▶ _What is needed_
Leave the pictures out and quote every line from the start of the listing to the line with "const H = 1190;", inclusive.

▶ _Supplied information_

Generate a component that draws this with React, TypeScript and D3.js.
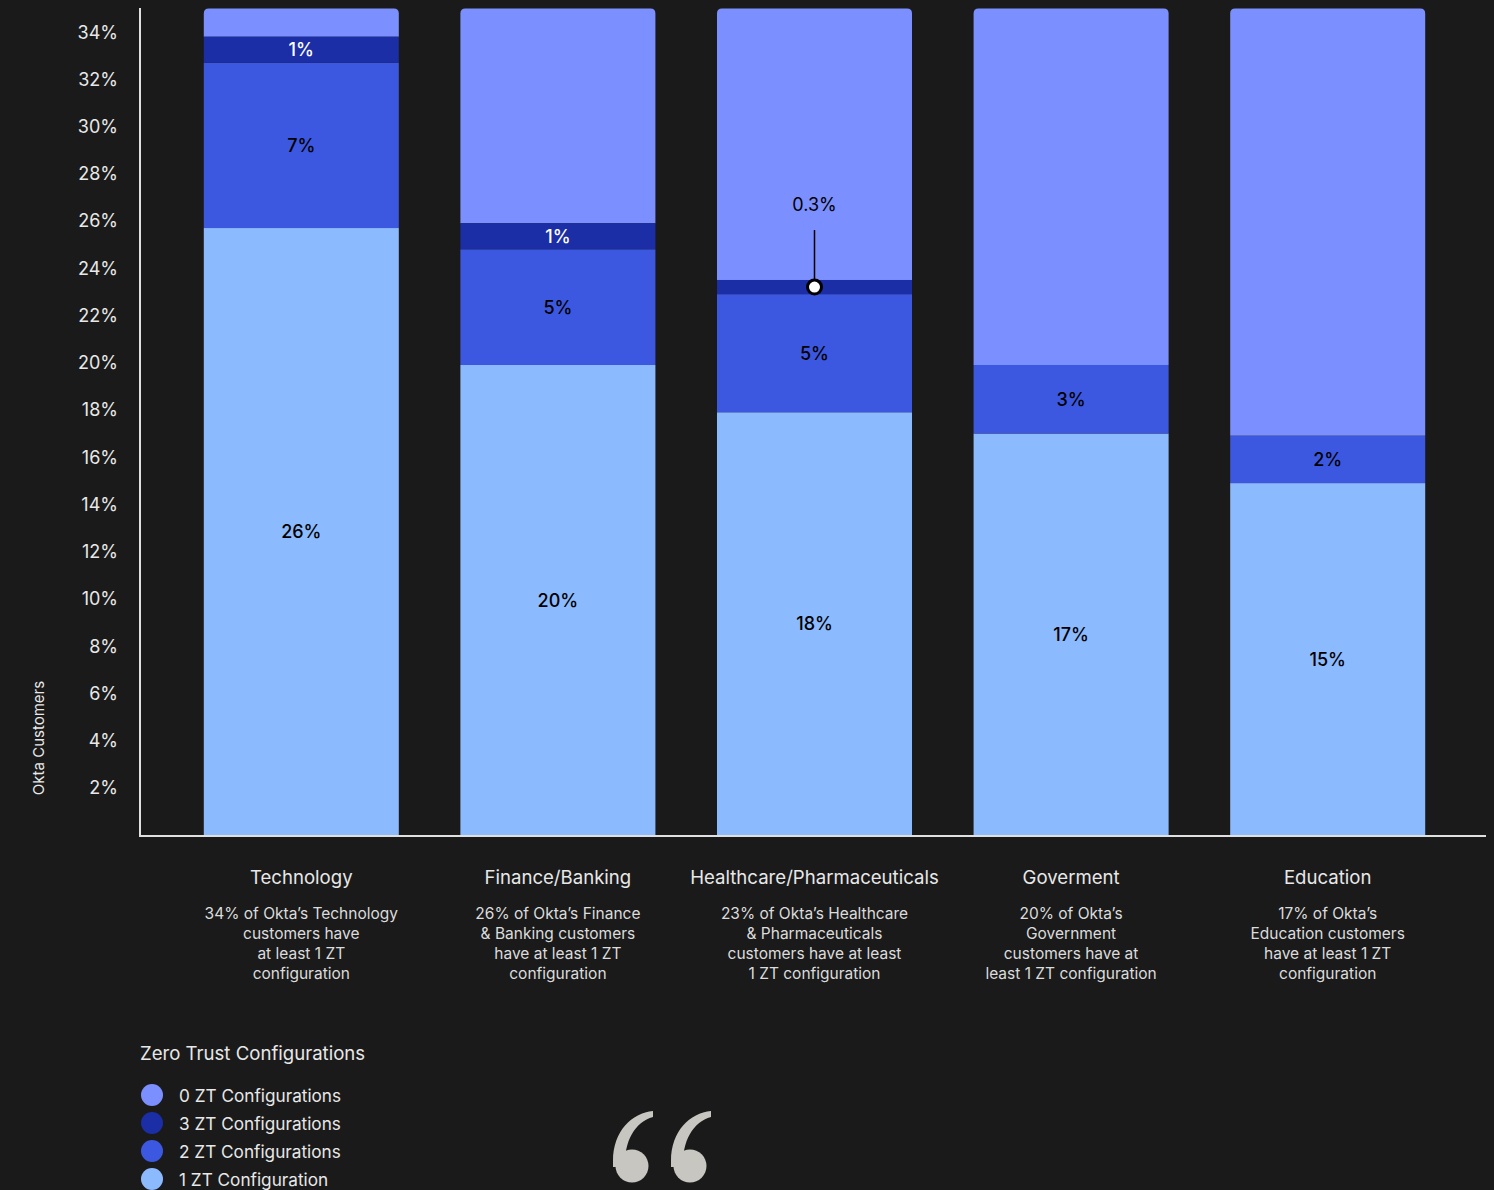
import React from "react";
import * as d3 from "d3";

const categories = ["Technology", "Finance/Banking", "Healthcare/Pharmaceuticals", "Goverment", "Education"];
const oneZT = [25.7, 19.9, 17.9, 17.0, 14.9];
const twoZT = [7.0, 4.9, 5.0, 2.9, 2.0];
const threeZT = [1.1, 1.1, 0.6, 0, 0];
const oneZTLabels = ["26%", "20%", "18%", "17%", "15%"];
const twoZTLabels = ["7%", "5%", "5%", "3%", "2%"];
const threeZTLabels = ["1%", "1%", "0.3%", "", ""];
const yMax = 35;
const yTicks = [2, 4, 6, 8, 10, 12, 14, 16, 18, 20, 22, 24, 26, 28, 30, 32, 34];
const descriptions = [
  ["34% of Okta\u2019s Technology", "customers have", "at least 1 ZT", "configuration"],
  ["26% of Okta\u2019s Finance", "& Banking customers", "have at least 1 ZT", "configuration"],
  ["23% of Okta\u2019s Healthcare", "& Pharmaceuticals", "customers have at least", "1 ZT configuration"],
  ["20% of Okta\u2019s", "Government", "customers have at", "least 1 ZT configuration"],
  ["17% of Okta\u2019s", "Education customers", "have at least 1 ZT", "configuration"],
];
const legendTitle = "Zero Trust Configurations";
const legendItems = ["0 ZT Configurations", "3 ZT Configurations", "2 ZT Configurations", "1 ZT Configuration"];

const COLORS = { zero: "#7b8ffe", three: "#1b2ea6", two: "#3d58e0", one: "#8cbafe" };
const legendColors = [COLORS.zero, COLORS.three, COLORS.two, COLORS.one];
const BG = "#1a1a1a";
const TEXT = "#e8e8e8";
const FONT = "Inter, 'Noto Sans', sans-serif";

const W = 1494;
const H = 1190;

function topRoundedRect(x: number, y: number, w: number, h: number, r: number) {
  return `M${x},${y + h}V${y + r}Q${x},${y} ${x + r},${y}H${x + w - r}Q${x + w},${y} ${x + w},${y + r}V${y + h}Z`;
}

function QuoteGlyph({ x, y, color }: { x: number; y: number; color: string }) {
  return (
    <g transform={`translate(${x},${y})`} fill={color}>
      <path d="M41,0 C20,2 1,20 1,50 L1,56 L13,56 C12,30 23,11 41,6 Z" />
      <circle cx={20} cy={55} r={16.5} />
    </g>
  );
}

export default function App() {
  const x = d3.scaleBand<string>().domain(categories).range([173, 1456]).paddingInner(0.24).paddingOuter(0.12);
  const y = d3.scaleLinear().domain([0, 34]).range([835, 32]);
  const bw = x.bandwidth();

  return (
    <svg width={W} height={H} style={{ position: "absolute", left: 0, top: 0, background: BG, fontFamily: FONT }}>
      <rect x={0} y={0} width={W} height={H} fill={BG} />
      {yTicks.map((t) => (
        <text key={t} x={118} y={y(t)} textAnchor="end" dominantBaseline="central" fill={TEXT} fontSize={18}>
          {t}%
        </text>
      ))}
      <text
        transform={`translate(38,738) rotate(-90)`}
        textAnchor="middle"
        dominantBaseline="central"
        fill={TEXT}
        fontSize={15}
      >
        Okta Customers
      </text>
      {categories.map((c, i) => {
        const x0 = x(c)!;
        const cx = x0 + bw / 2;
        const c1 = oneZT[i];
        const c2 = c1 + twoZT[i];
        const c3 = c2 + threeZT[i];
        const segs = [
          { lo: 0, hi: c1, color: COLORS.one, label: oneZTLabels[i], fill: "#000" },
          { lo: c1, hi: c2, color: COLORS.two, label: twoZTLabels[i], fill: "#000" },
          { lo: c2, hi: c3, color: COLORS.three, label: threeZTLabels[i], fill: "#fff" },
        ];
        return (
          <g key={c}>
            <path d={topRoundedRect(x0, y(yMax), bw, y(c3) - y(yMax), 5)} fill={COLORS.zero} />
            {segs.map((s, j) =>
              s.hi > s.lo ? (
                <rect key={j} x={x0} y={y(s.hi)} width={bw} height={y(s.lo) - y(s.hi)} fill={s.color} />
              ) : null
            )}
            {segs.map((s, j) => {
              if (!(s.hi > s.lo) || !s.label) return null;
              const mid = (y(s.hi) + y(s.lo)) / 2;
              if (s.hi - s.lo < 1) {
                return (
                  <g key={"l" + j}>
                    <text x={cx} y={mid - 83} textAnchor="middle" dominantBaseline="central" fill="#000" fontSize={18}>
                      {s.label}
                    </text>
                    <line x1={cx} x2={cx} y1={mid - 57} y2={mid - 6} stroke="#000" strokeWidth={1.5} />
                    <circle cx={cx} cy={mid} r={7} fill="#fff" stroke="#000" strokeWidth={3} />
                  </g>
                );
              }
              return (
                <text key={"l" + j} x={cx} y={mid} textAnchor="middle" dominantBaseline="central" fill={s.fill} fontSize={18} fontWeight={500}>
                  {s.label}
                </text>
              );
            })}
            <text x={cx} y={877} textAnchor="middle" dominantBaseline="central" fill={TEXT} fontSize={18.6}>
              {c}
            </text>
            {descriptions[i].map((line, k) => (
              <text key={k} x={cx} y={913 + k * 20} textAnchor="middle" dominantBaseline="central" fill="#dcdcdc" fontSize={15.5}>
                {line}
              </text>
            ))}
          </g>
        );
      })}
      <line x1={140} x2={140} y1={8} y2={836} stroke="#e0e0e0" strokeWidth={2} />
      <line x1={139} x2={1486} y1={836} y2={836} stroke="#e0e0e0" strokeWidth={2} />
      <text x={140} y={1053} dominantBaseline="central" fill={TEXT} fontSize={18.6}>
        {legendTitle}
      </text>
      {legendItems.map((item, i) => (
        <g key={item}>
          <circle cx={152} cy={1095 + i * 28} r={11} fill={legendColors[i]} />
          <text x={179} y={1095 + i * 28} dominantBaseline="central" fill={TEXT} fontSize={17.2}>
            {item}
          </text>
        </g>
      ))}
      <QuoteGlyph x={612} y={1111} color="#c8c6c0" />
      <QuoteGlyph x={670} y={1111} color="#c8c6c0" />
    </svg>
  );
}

▶ _Solution to this problem_
Generate a component that draws this with React, TypeScript and D3.js.
import React from "react";
import * as d3 from "d3";

const categories = ["Technology", "Finance/Banking", "Healthcare/Pharmaceuticals", "Goverment", "Education"];
const oneZT = [25.7, 19.9, 17.9, 17.0, 14.9];
const twoZT = [7.0, 4.9, 5.0, 2.9, 2.0];
const threeZT = [1.1, 1.1, 0.6, 0, 0];
const oneZTLabels = ["26%", "20%", "18%", "17%", "15%"];
const twoZTLabels = ["7%", "5%", "5%", "3%", "2%"];
const threeZTLabels = ["1%", "1%", "0.3%", "", ""];
const yMax = 35;
const yTicks = [2, 4, 6, 8, 10, 12, 14, 16, 18, 20, 22, 24, 26, 28, 30, 32, 34];
const descriptions = [
  ["34% of Okta\u2019s Technology", "customers have", "at least 1 ZT", "configuration"],
  ["26% of Okta\u2019s Finance", "& Banking customers", "have at least 1 ZT", "configuration"],
  ["23% of Okta\u2019s Healthcare", "& Pharmaceuticals", "customers have at least", "1 ZT configuration"],
  ["20% of Okta\u2019s", "Government", "customers have at", "least 1 ZT configuration"],
  ["17% of Okta\u2019s", "Education customers", "have at least 1 ZT", "configuration"],
];
const legendTitle = "Zero Trust Configurations";
const legendItems = ["0 ZT Configurations", "3 ZT Configurations", "2 ZT Configurations", "1 ZT Configuration"];

const COLORS = { zero: "#7b8ffe", three: "#1b2ea6", two: "#3d58e0", one: "#8cbafe" };
const legendColors = [COLORS.zero, COLORS.three, COLORS.two, COLORS.one];
const BG = "#1a1a1a";
const TEXT = "#e8e8e8";
const FONT = "Inter, 'Noto Sans', sans-serif";

const W = 1494;
const H = 1190;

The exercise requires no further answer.